I understand that protecting a democracy has a unique challenge. There is an adversarial disadvantage when dealing with dictators and regimes that have a different set of rules as far as honesty and public disclosure are concerned. Russia, China and Iran for example have different rules of engagement. Their boss men can lie with impunity and there’s no immediate consequence. Eventually if they lie badly enough then some of them end up banished at best, or dirt napped at worst. But it’s actually pretty amazing how long they can hang around once they control the military, the courts and some version of death squad secret police that disappear their critics. ICE on steroids have helped keep Putin in the Kremlin for 26 years, and we’re looking at three generations of North Korean Kim’s as a couple of current examples.

Project 2025 has taken note.

But the Orange man is old, so it’s debateable if he’s going to be able to subjugate the courts and the cops in time to have wee Donnie and Baron secured as his successors to the American throne. The Kim Jong Un, deux and trois formula doesn’t look like its in the cards for the Don’s. If that somehow occurs I suggest the Trump family adopt a North Korean name style and add a g to become Dong’s.

It kind of works I think.

However, it seems to me there’s a line of deception that all American presidents have to deal with. That line is deciding if they believe a misrepresentation of truth serves the overall interests of the nation, or if the lies serve the interests of the president.

Or oil companies and defence contractors.

To complicate matters further, this line is interpretative and deciding whether to cross it or not is dependant on the political and personal philosophies of a particular president. Sometimes in order to achieve a policy goal it’s necessary to conceal certain details, and sometimes it’s necessary to stand at a podium and straight up spew bullshit. An end that justifies the means scenario. Or to put it more plainly, an assumption that the American people will like an outcome of some underhanded shit, but not be thrilled about the underhanded shit itself.

But Mr. Trump is very different from his predecessors in many regards. If we stick with lying as an example, I think it’s safe to say that past presidents lied on occasion while Donald lies in very nearly every occasion. Without fail and without effort, consequence, concern or conscience.

After enough examples of this behaviour are provided, how then does a reasonable person or country believe anything he says?

By our nature I believe that people seek truth. So Canada and it’s leadership are left with a new American dilemma.

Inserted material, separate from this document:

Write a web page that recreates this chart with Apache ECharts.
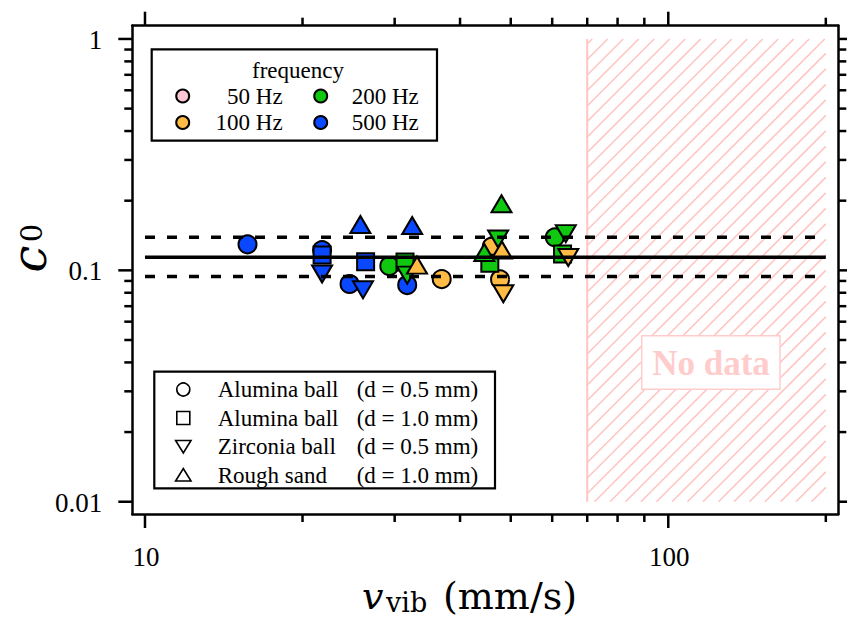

We need to understand a few basic truths about 2026 America, and your president is shall we say, unreliable. So we have three alternatives. We look for other Americans who we think are being honest, and then we determine if they have any power to project that honesty into policy. Our second option is to guess what the fuck Don may do every time an American policy decision is required.

Guessing sucks when we’re talking about trading and defence partners, and so there’s option three. We eliminate the guesswork entirely and chart a path that excludes America. This path is not optimal for many reasons. Proximity for starters, but there’s also a history of cooperation and cross border kinship that we need to discard first in spirit, and then in reality.

And it fucking sucks.

It’s good to expand our relationships with Europe and Asia, but it I can’t shake the sense that losing a neighbor that speaks our language and that we could trust, is a tragedy that is going to take years to fully understand and evaluate.

The decision to go this route is at it’s core because we no longer know who to believe when Americans express themselves. So we’ve taken a logic path that see’s us drawing the easiest conclusions first. Easiest in this case means identifying who not to believe. The process is challenging though because although the current administration is setting bullshit records that I don’t think will ever be eclipsed, there are examples of aggressive and punitive policies directed at Canadians that we’ve learned to believe. The bullshit part is the justification for the policies, but the results are in our face and entirely believable.

Like tariffs and withdrawal of defence pacts.

So I think what Canada has decided is that any policy from the Trump administration aimed at Canada is indeed aimed. Like a weapon designed to cause harm. At this point the reasons for the weaponization are something to debate in a political science class, or maybe a psychology course, and we can have those discussions at our leisure.

But right at this moment I really think most Canadians have accepted that America is primarily an adversary. This has caused a shift in our national belief system. What we thought a few short years ago as unbelievable from the United States is now entirely in the realm of believable.

And we have no choice except to structure our entire country to deal with this new reality. So, to borrow an often quoted line.

Fucking unbelievable, which translated means entirely believable but astonishing in a shitty kind of way way.